東京メトロ、全路線の終電を10分程度繰り上げ 21年春、接続を考慮:夜間作業の時間確保も
東京メトロは2021年春のダイヤ改正で、全路線の終電時刻を10分程度繰り上げる。首都圏のJRや私鉄各社で終電時刻の繰り上げが実施されることから、接続を考慮する。また、夜間作業時間の確保を図る。
東京メトロは11月30日、2021年春のダイヤ改正で、全路線の終電時刻を10分程度繰り上げると発表した。首都圏のJRや私鉄各社で終電時刻の繰り上げが実施されることから、接続を考慮する。また、業務量が増加傾向にある夜間作業の時間確保を図る。
ダイヤ改正では全路線の終電時刻を10分程度繰り上げるが、初電時刻の繰り下げは実施しない。
同社が公表した主な乗換駅での終電繰り上げ時間(平日)をみると、大手町駅を午前0時19分に出発する丸ノ内線新宿行きは10分程度の繰り上げ、0時25分に出発する東西線中野方面行きは12分程度の繰り上げとなる。また、渋谷駅を0時12分に出発する銀座線上野行きは10分程度の繰り上げ、永田町駅を0時25分に出発する有楽町線池袋行きは11分程度の繰り上げになるという。

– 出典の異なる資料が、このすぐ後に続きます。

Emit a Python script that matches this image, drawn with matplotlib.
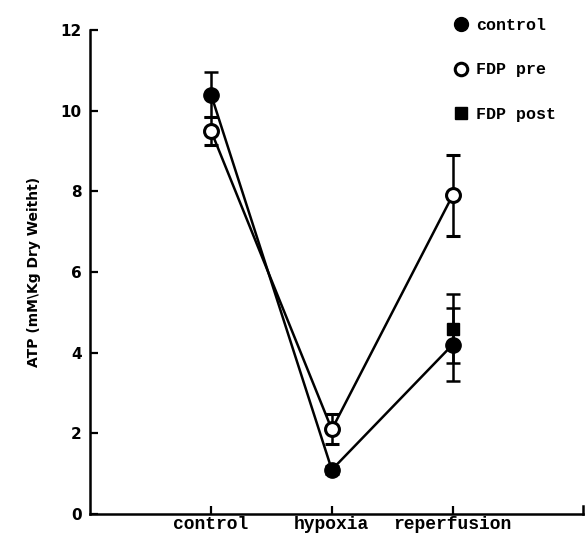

終電時刻変更の狙いについて、同社は「都心部における輸送ネットワークを考慮した繰り上げ時間の設定」としている。首都圏の鉄道各社の終電繰り上げ計画を考慮して、全体としてのネットワーク機能を確保するため、ダイヤを見直す必要があった。また、東京メトロはターミナル駅間の輸送を担っていることから、ターミナル駅での他社線との接続を考慮して終電時刻を設定。さらに、他社との相互直通運転にも考慮する必要が生じた。
なお、各社・各路線で繰り上げ時間の幅が異なり、終電接続の状況がこれまでと変わることがあるため、接続する列車の事前告知や案内を徹底していくという。
夜間作業時間の確保については、長年の課題になっていた。作業用車両は主に都心近郊の車両基地にあるため、終電後に作業場所まで移動する必要があり、十分な作業時間が取れない場合があるという。また、ホームドアなど設備の増強により、夜間作業件数は8年間で約1.4倍に増加。10分程度でも終電を繰り上げることで、保守・工事時間が10〜16%増加し、夜間作業の効率化や工期短縮といった効果が期待できるという。